累計178万部を突破した警察小説の金字塔、「犯人に告ぐ」シリーズが、ついに完結!
 最終巻『犯人に告ぐ4 暗幕の裂け目』の刊行を記念して、大藪春彦賞受賞作でもある第1作目『犯人に告ぐ』の衝撃と魅力をもう一度。神奈川県警の異端児は、県警を翻弄した巨悪を逮捕することができるのか?

「小説推理」(2004年9月号)に掲載された書評家・日下三蔵さんのレビューでご紹介します。

 

合本版 犯人に告ぐ

 

■『犯人に告ぐ』雫井脩介  /日下三蔵 [評]

 

捜査担当の警察官が、テレビ画面から犯人に向かって呼びかける──!! 秀逸なアイデアを惜しげもなく投入して、ラストまで一気に読ませる警察サスペンスの大収穫! これを読まずに今年のミステリは語れない!!

 

 雑誌連載中からつづきが気になって仕方のない作品は久しぶりだったが、今回、単行本用にまとまったゲラを通読して、まったく停滞した部分がないことに、改めて驚かされた。もちろん雫井脩介の第五作『犯人に告ぐ』のことである。

 

 まずは著者の軌跡を振り返ってみよう。99年、柔道のオリンピック選考を巡るスポーツ・ミステリ『栄光一途』で第4回新潮ミステリー倶楽部賞を受賞してデビュー。元金メダリストの柔道コーチ望月篠子は、極秘裡にドーピング行為についての調査を行なうが……。二転三転のドンデン返しを盛り込んだサービス精神横溢の一作。

 

 つづく『虚貌』もトリッキーな趣向のサスペンスだった。21年前に発生した元従業員による運送会社社長一家惨殺事件。だが主犯格とされた男が出所した後、犯人たちが一人、また一人と殺されていく──。第3作『白銀を踏み荒らせ』は、スポーツ推理の第2弾。柔道界を去った望月篠子は、アルペンスキーのメンタルコーチにスカウトされ、有力な兄弟選手の兄が事故死した真相を調べることになる。

 

 おやっと思ったのが第4作『火の粉』。元裁判官の隣家に、かつて自分が無罪判決を言い渡した男が引っ越してきた。男はすっかり彼の家族と打ち解けるが、やがて奇妙な異変が……。善意と悪意の境界を絶妙の筆致で描いた迫力の一冊。しかし、「化けた」と思った作品の後に、更に凄い球を放ってこようとは──。

 

 とにかくページを繰る手が止まらない。プロローグに当たる過去の事件だけでも、誘拐ミステリとして斬新なアイデアをいくつも使っているが、メインとなる連続児童殺害事件のほうの、「捜査に当たる刑事がテレビを使って犯人に呼びかける」という設定に度肝を抜かれる。

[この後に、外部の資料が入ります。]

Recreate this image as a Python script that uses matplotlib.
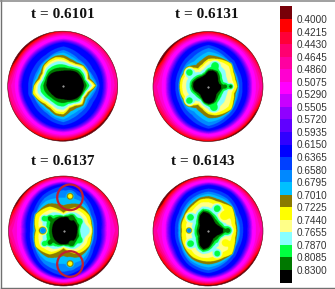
import numpy as np
import matplotlib
matplotlib.use("Agg")
import matplotlib.pyplot as plt
from matplotlib.colors import ListedColormap, BoundaryNorm
from matplotlib.patches import Circle, Rectangle

W, H = 335, 289

tick_labels = ["0.4000", "0.4215", "0.4430", "0.4645", "0.4860", "0.5075", "0.5290",
               "0.5505", "0.5720", "0.5935", "0.6150", "0.6365", "0.6580", "0.6795",
               "0.7010", "0.7225", "0.7440", "0.7655", "0.7870", "0.8085", "0.8300"]
level_values = [float(s) for s in tick_labels]
band_colors = ["#780008", "#ff0000", "#ff0038", "#ff0070", "#ff00a0", "#ff00d0", "#ff00ff",
               "#c800ff", "#9000ff", "#6000ff", "#3000ff", "#0000ff", "#0040ff", "#0088ff",
               "#00c0ff", "#8a7a00", "#ffff00", "#ffff88", "#88ffff", "#00ff40", "#007800",
               "#000000"]

titles = ["t = 0.6101", "t = 0.6131", "t = 0.6137", "t = 0.6143"]

# radii as fraction of the disk, angle 0 = east, counter clockwise
# black core and edge of the yellow zone, every 15 deg
black_1 = [.37, .36, .35, .34, .31, .28, .27, .27, .29, .31, .32, .31,
           .31, .29, .27, .26, .26, .25, .25, .27, .30, .33, .35, .36]
yellow_1 = [.58, .46, .50, .50, .45, .45, .50, .53, .52, .50, .44, .45,
            .53, .57, .52, .47, .47, .52, .52, .42, .42, .48, .43, .46]
black_2 = [.25, .20, .20, .24, .29, .30, .28, .22, .21, .22, .25, .28,
           .28, .26, .22, .21, .24, .29, .31, .31, .25, .20, .20, .22]
yellow_2 = [.52, .50, .52, .58, .55, .52, .50, .42, .38, .48, .50, .52,
            .52, .52, .50, .48, .38, .42, .50, .54, .56, .58, .52, .48]
black_3 = [.25, .26, .26, .26, .25, .25, .24, .24, .23, .23, .22, .21,
           .21, .21, .22, .23, .24, .25, .25, .25, .26, .26, .26, .25]
yellow_3 = [.50, .52, .54, .52, .49, .40, .32, .40, .50, .54, .58, .54,
            .50, .54, .58, .54, .50, .40, .32, .40, .49, .52, .54, .52]
black_4 = [.30, .23, .19, .18, .20, .25, .31, .35, .31, .23, .18, .17,
           .18, .18, .18, .23, .31, .35, .30, .22, .17, .17, .18, .23]
yellow_4 = [.50, .50, .54, .60, .56, .55, .58, .58, .54, .52, .50, .50,
            .48, .50, .52, .54, .56, .56, .56, .56, .56, .60, .54, .50]

# outer edge of cyan and blue, rim value, every 30 deg
cyan_1 = [.62, .54, .56, .66, .58, .56, .57, .58, .60, .68, .60, .55]
blue_1 = [.71, .72, .74, .78, .74, .74, .75, .74, .76, .78, .75, .72]
rim_1 = [.46, .43, .42, .40, .36, .36, .47, .44, .41, .39, .36, .36]
cyan_2 = [.56, .56, .62, .72, .62, .56, .54, .56, .62, .74, .64, .58]
blue_2 = [.70, .72, .76, .80, .76, .70, .68, .70, .76, .80, .76, .72]
rim_2 = [.46, .41, .38, .40, .38, .36, .47, .42, .40, .39, .36, .36]
cyan_3 = [.56, .58, .70, .78, .70, .58, .56, .60, .72, .80, .72, .58]
blue_3 = [.68, .74, .80, .84, .80, .72, .67, .72, .80, .85, .80, .72]
rim_3 = [.47, .41, .39, .40, .37, .36, .47, .40, .38, .36, .36, .38]
cyan_4 = [.58, .58, .68, .72, .66, .58, .56, .58, .68, .74, .66, .58]
blue_4 = [.70, .74, .80, .82, .78, .70, .68, .70, .78, .82, .78, .72]
rim_4 = [.47, .41, .39, .39, .37, .36, .47, .41, .40, .38, .36, .37]

# field value going from the black edge to the yellow edge
inner_1 = [.829, .800, .765, .7225]
inner_2 = [.829, .773, .758, .7225]
inner_3 = [.829, .785, .752, .7225]
inner_4 = [.829, .770, .748, .7225]

# local spots: x, y, size (fraction of the disk), value
spots_1 = []
spots_2 = [(.12, .38, .11, .80), (-.35, .26, .11, .80), (-.35, -.26, .11, .80),
           (.10, -.38, .11, .80), (.30, 0, .09, .81), (.40, 0, .07, .81)]
spots_3 = [(.12, .62, .13, .68), (.12, -.60, .13, .68),
           (.12, .62, .08, .735), (.12, -.60, .08, .735), (.40, 0, .15, .773),
           (-.37, 0, .09, .66), (.15, .24, .08, .815), (.30, .17, .07, .80),
           (.15, -.24, .08, .815), (.30, -.18, .07, .80), (-.25, .22, .08, .815),
           (-.25, -.22, .08, .815), (-.35, .22, .08, .80), (-.35, -.24, .08, .80)]
spots_4 = [(-.33, .24, .11, .80), (.16, .40, .11, .80), (.35, 0, .11, .81),
           (-.33, -.24, .11, .80), (.16, -.42, .10, .80), (-.35, 0, .07, .67),
           (.28, .26, .13, .735), (.30, -.22, .13, .74)]

centers = [(62.7, 86.2), (208, 86.5), (63.5, 231), (208, 231)]
disk_r = 55
title_pos = [(63, 15), (207, 15), (63, 161.5), (203, 161.5)]
rings = [(70, 197.3), (70, 264)]


def periodic(angles, table):
    step = 360 / len(table)
    grid = np.arange(len(table) + 1) * step
    return np.interp(angles, grid, list(table) + [table[0]])


def build_field(black, yellow, cyan, blue, rim, inner, spots, n=420):
    xs = np.linspace(-1.02, 1.02, n)
    X, Y = np.meshgrid(xs, xs)
    r = np.hypot(X, Y)
    a = np.degrees(np.arctan2(Y, X)) % 360
    rb = periodic(a, black)
    ry = periodic(a, yellow)
    rc = np.maximum(periodic(a, cyan), ry + .03)
    rn = np.maximum(periodic(a, blue), rc + .05)
    rr = periodic(a, rim)
    Z = np.full_like(r, .84)
    t = (r - rb) / (ry - rb)
    m = (r > rb) & (r <= ry)
    Z[m] = np.interp(t[m], [0, .35, .7, 1], inner)
    m = (r > ry) & (r <= rc)
    Z[m] = .7225 - (.7225 - .65) * (r[m] - ry[m]) / (rc[m] - ry[m])
    m = (r > rc) & (r <= rn)
    Z[m] = .65 - .035 * (r[m] - rc[m]) / (rn[m] - rc[m])
    m = r > rn
    t = (r[m] - rn[m]) / (1 - rn[m])
    Z[m] = np.where(t < .3, .615 - .086 * t / .3,
                    np.where(t < .55, .529 - .024 * (t - .3) / .25,
                             .505 + (rr[m] - .505) * (t - .55) / .45))
    for sx, sy, size, val in spots:
        w = np.clip(1.6 * (1 - np.hypot(X - sx, Y - sy) / size), 0, 1)
        Z = Z + (val - Z) * w
    return Z


panels = [(black_1, yellow_1, cyan_1, blue_1, rim_1, inner_1, spots_1),
          (black_2, yellow_2, cyan_2, blue_2, rim_2, inner_2, spots_2),
          (black_3, yellow_3, cyan_3, blue_3, rim_3, inner_3, spots_3),
          (black_4, yellow_4, cyan_4, blue_4, rim_4, inner_4, spots_4)]

cmap = ListedColormap(band_colors)
edges = [0.3] + level_values + [0.9]
norm = BoundaryNorm(edges, cmap.N)

fig = plt.figure(figsize=(W / 100, H / 100), dpi=100)
bg = fig.add_axes([0, 0, 1, 1])
bg.set_xlim(0, W)
bg.set_ylim(H, 0)
bg.axis("off")

# outer frame of the picture
bg.plot([1, 1], [0, 287.5], color="#707070", lw=1.0)
bg.plot([0, W], [0.6, 0.6], color="#909090", lw=1.2)
bg.plot([1, W], [287.5, 287.5], color="#707070", lw=1.0)

for i, p in enumerate(panels):
    cx, cy = centers[i]
    Z = build_field(*p)
    ax = fig.add_axes([(cx - disk_r * 1.02) / W, 1 - (cy + disk_r * 1.02) / H,
                       2.04 * disk_r / W, 2.04 * disk_r / H])
    ax.set_xlim(-1.02, 1.02)
    ax.set_ylim(-1.02, 1.02)
    ax.axis("off")
    im = ax.imshow(Z, origin="lower", extent=[-1.02, 1.02, -1.02, 1.02], cmap=cmap, norm=norm,
                   interpolation="hanning", interpolation_stage="rgba")
    im.set_clip_path(Circle((0, 0), 1, transform=ax.transData))
    ax.add_patch(Circle((0, 0), 1, fill=False, ec="#50000a", lw=0.4))
    ax.plot([0], [0], ".", color="#bbbbbb", ms=1)
    tx, ty = title_pos[i]
    bg.text(tx, ty, titles[i], ha="center", va="center", family="Liberation Serif",
            weight="bold", fontsize=11, color="#111111")

for rx, ry in rings:
    bg.add_patch(Circle((rx, ry), 12.8, fill=False, ec="#c02030", lw=1.6, zorder=5))
bg.set_zorder(3)
bg.patch.set_alpha(0)

# colour bar
bar_x0, bar_w = 280, 12
first_y, step_y = 19, 12.55
for j, col in enumerate(band_colors):
    y0 = first_y + (j - 1) * step_y
    bg.add_patch(Rectangle((bar_x0, y0), bar_w, step_y, fc=col, ec="none"))
for j, lab in enumerate(tick_labels):
    bg.text(296.5, 20 + j * step_y, lab, ha="left", va="center", family="Liberation Sans",
            fontsize=7.2, color="#333333")

fig.savefig("out.png", dpi=100)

「劇場型犯罪」(マスコミによって国民注視の中で進行する犯罪)に対する「劇場型捜査」という訳だ。姿なき犯人バッドマンと対決する巻島警視をはじめ、各キャラクターの存在感が抜群で、読者もあっという間に観客の一人にされてしまうのだ。

 

 複数の事件が並行して進行するモジュラー型の警察小説では、すべての事件が最後に解決すると、かえってリアリティを損なうことがある。本書は、はっきり解決されない謎(真相らしきものは暗示されるが)を残すことで、その課題もクリアしている。必読書というべき警察小説の逸品である。